GIVEN REQUEST: Give back only the lines from the one that contains "Output the Python" through the one that contains "import pandas as pd", word for word and without images.

Start of EXERCISE INPUTS

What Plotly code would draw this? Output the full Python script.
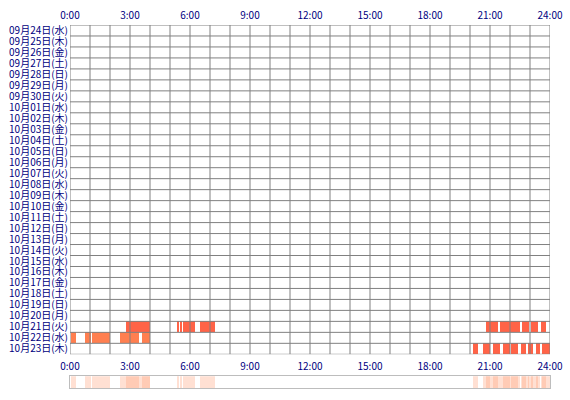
import plotly.graph_objects as go

# ---- data ----
day_labels = [
    "09月24日(水)", "09月25日(木)", "09月26日(金)", "09月27日(土)", "09月28日(日)",
    "09月29日(月)", "09月30日(火)", "10月01日(水)", "10月02日(木)", "10月03日(金)",
    "10月04日(土)", "10月05日(日)", "10月06日(月)", "10月07日(火)", "10月08日(水)",
    "10月09日(木)", "10月10日(金)", "10月11日(土)", "10月12日(日)", "10月13日(月)",
    "10月14日(火)", "10月15日(水)", "10月16日(木)", "10月17日(金)", "10月18日(土)",
    "10月19日(日)", "10月20日(月)", "10月21日(火)", "10月22日(水)", "10月23日(木)",
]
hour_tickvals = [0, 3, 6, 9, 12, 15, 18, 21, 24]
hour_ticktext = ["0:00", "3:00", "6:00", "9:00", "12:00", "15:00", "18:00", "21:00", "24:00"]

# activity segments (start hour, end hour) per day
day21_start = [2.82, 5.38, 5.48, 5.66, 6.49, 20.78, 21.52, 22.62, 23.07, 23.57]
day21_end = [3.99, 5.43, 5.60, 6.24, 7.24, 21.38, 22.49, 22.97, 23.42, 23.78]
day22_start = [0.03, 0.22, 0.73, 1.08, 2.49, 3.59]
day22_end = [0.18, 0.27, 1.03, 1.99, 3.44, 3.99]
day23_start = [20.15, 20.65, 21.15, 21.65, 22.07, 22.53, 22.90, 23.32, 23.60]
day23_end = [20.40, 21.00, 21.48, 22.00, 22.40, 22.78, 23.15, 23.52, 23.99]

activity = [
    ("10月21日(火)", day21_start, day21_end, "#FF6347"),
    ("10月22日(水)", day22_start, day22_end, "#FF7F50"),
    ("10月23日(木)", day23_start, day23_end, "#FF6347"),
]

FONT = dict(family="Noto Sans CJK JP, Noto Sans, sans-serif", size=10, color="#000080")
XFONT = dict(family="Noto Sans CJK JP, Noto Sans, sans-serif", size=10, color="#000080")
GRID = "#808080"

fig = go.Figure()

n_days = len(day_labels)
for label, starts, ends, color in activity:
    row = day_labels.index(label)
    fig.add_trace(go.Bar(
        orientation="h",
        y=[row] * len(starts),
        base=starts,
        x=[e - s for s, e in zip(starts, ends)],
        width=1.0,
        marker=dict(color=color, line=dict(width=0)),
        xaxis="x", yaxis="y",
        showlegend=False, hoverinfo="skip",
    ))
    # summary strip
    fig.add_trace(go.Bar(
        orientation="h",
        y=[0.5] * len(starts),
        base=starts,
        x=[e - s for s, e in zip(starts, ends)],
        width=1.0,
        marker=dict(color="#FFA07A", line=dict(width=0)),
        opacity=0.33,
        xaxis="x2", yaxis="y2",
        showlegend=False, hoverinfo="skip",
    ))

# grid drawn on top of the bars
gx, gy = [], []
for h in range(25):
    gx += [h, h, None]
    gy += [-0.5, n_days - 0.5, None]
for k in range(n_days + 1):
    gx += [0, 24, None]
    gy += [k - 0.5, k - 0.5, None]
fig.add_trace(go.Scatter(
    x=gx, y=gy, mode="lines", line=dict(color=GRID, width=1),
    xaxis="x", yaxis="y", showlegend=False, hoverinfo="skip", cliponaxis=False,
))

main_bottom = (388 - 354.3) / 363
strip_top = (388 - 376.3) / 363

fig.update_layout(
    width=570, height=400,
    margin=dict(l=70, r=20, t=25, b=12),
    paper_bgcolor="white", plot_bgcolor="white",
    barmode="overlay", bargap=0,
    xaxis=dict(domain=[0, 1], range=[0, 24], side="top", anchor="y", automargin=False,
               tickvals=hour_tickvals, ticktext=hour_ticktext, tickfont=XFONT,
               showgrid=False, zeroline=False, showline=False, ticks="", ticklabelstandoff=3),
    yaxis=dict(domain=[main_bottom, 1], range=[n_days - 0.5, -0.5], automargin=False,
               tickvals=list(range(n_days)), ticktext=day_labels, tickfont=FONT,
               showgrid=False, zeroline=False, showline=False, ticks="", ticklabelstandoff=1),
    xaxis2=dict(domain=[0, 1], range=[0, 24], side="top", anchor="y2", automargin=False,
                tickvals=hour_tickvals, ticktext=hour_ticktext, tickfont=XFONT,
                showgrid=False, zeroline=False, showline=True, mirror=True,
                linecolor="#BDBDBD", linewidth=1, ticks="", ticklabelstandoff=1),
    yaxis2=dict(domain=[0, strip_top], range=[0, 1], anchor="x2", automargin=False,
                showticklabels=False, showgrid=False, zeroline=False,
                showline=True, mirror=True, linecolor="#BDBDBD", linewidth=1, ticks=""),
)

fig.write_html("out.html", config={"displayModeBar": False},
               post_script="document.body.style.margin='0';")
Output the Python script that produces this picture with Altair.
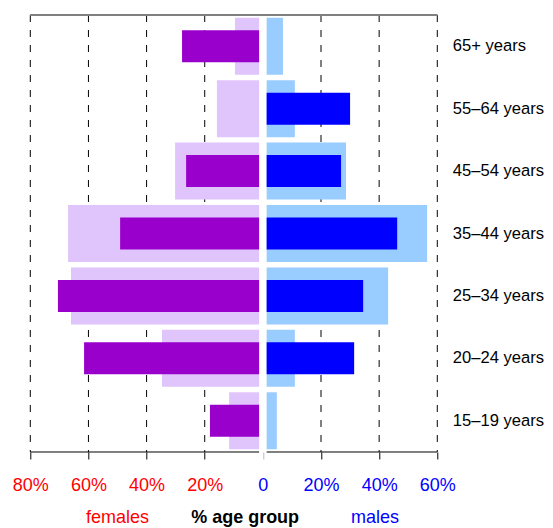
import altair as alt
import pandas as pd

# ---- data (top-to-bottom order) ----
age_groups = ["65+ years", "55–64 years", "45–54 years", "35–44 years",
              "25–34 years", "20–24 years", "15–19 years"]
females_light = [8.3, 14.5, 28.9, 65.7, 64.7, 33.4, 10.3]
females_dark = [26.5, 0.0, 25.1, 47.8, 69.2, 60.2, 16.9]
males_light = [5.6, 9.7, 27.3, 55.2, 41.8, 9.7, 3.5]
males_dark = [0.0, 28.7, 25.6, 44.9, 33.2, 30.1, 0.0]

tick_values = [-80, -60, -40, -20, 0, 20, 40, 60]
grid_values = [-80, -60, -40, -20, 20, 40, 60]
bottom_labels = ["females", "% age group", "males"]
bottom_label_pos = [-50, -6.1, 38.6]
bottom_label_colors = ["#ff0000", "#000000", "#0000ff"]

GAP = 1.3
FONT = "Liberation Sans"
FS = 18
FS_AGE = 16.6
W, H = 407, 437

rows_light, rows_dark = [], []
for i, a in enumerate(age_groups):
    rows_light.append(dict(age=a, x0=-GAP - females_light[i], x1=-GAP, color="#e0c4fc"))
    rows_light.append(dict(age=a, x0=GAP, x1=GAP + males_light[i], color="#99ccff"))
    if females_dark[i] > 0:
        rows_dark.append(dict(age=a, x0=-GAP - females_dark[i], x1=-GAP, color="#9900cc"))
    if males_dark[i] > 0:
        rows_dark.append(dict(age=a, x0=GAP, x1=GAP + males_dark[i], color="#0000ff"))
df_light = pd.DataFrame(rows_light)
df_dark = pd.DataFrame(rows_dark)
df_grid = pd.DataFrame({"v": grid_values})
df_base = pd.DataFrame({"a": [-80, GAP], "b": [-GAP, 60]})
df_lab = pd.DataFrame({"label": bottom_labels, "pos": bottom_label_pos,
                       "color": bottom_label_colors})

xscale = alt.Scale(domain=[-80, 60], nice=False, zero=False)
xaxis = alt.Axis(values=tick_values, title=None, grid=False, domain=False,
                 labelExpr="datum.value == 0 ? '0' : abs(datum.value) + '%'",
                 labelColor=alt.condition("datum.value < 0", alt.value("#ff0000"), alt.value("#0000ff")),
                 tickColor=alt.condition("datum.value == 0", alt.value("#bbbbbb"), alt.value("#000000")),
                 tickSize=7, labelPadding=31.7, labelBaseline="alphabetic",
                 labelFont=FONT, labelFontSize=FS, labelFlush=False)
yscale = alt.Scale(domain=age_groups, paddingInner=0.087, paddingOuter=0.0435)
yaxis = alt.Axis(orient="right", title=None, ticks=False, domain=False,
                 labelPadding=15, labelFont=FONT, labelFontSize=FS_AGE,
                 labelColor="#000000", labelLimit=200)

grid = alt.Chart(df_grid).mark_rule(color="#000000", strokeWidth=1, strokeDash=[7, 8]).encode(
    x=alt.X("v:Q", scale=xscale, axis=xaxis)
)
light = alt.Chart(df_light).mark_bar().encode(
    x=alt.X("x0:Q", scale=xscale, axis=xaxis),
    x2="x1:Q",
    y=alt.Y("age:N", scale=yscale, sort=age_groups, axis=yaxis),
    color=alt.Color("color:N", scale=None),
)
dark = alt.Chart(df_dark).mark_bar(size=32).encode(
    x=alt.X("x0:Q", scale=xscale, axis=xaxis),
    x2="x1:Q",
    y=alt.Y("age:N", scale=yscale, sort=age_groups, axis=yaxis),
    color=alt.Color("color:N", scale=None),
)
base_line = alt.Chart(df_base).mark_rule(color="#000000", strokeWidth=1).encode(
    x=alt.X("a:Q", scale=xscale, axis=xaxis), x2="b:Q", y=alt.value(H)
)
top_line = alt.Chart(df_base).mark_rule(color="#808080", strokeWidth=2).encode(
    x=alt.datum(-80, scale=xscale), x2=alt.datum(60), y=alt.value(0)
)
labs_normal = alt.Chart(df_lab[df_lab["label"] != "% age group"]).mark_text(
    font=FONT, fontSize=FS, baseline="alphabetic", align="center").encode(
    x=alt.X("pos:Q", scale=xscale, axis=xaxis), y=alt.value(508.3),
    text="label:N", color=alt.Color("color:N", scale=None)
)
labs_bold = alt.Chart(df_lab[df_lab["label"] == "% age group"]).mark_text(
    font=FONT, fontSize=FS, fontWeight="bold", baseline="alphabetic", align="center").encode(
    x=alt.X("pos:Q", scale=xscale, axis=xaxis), y=alt.value(508.3),
    text="label:N", color=alt.Color("color:N", scale=None)
)

chart = alt.layer(grid, light, dark, base_line, top_line, labs_normal, labs_bold).properties(
    width=W, height=H,
    autosize=alt.AutoSizeParams(type="none"),
    padding={"left": 22.3, "top": 7, "right": 107.6, "bottom": 76},
    background="white",
).configure_view(stroke=None)

chart.save("out.html", embed_options={"renderer": "svg", "actions": False})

End of EXERCISE INPUTS

CORRECT RESULT:
Output the Python script that produces this picture with Altair.
import altair as alt
import pandas as pd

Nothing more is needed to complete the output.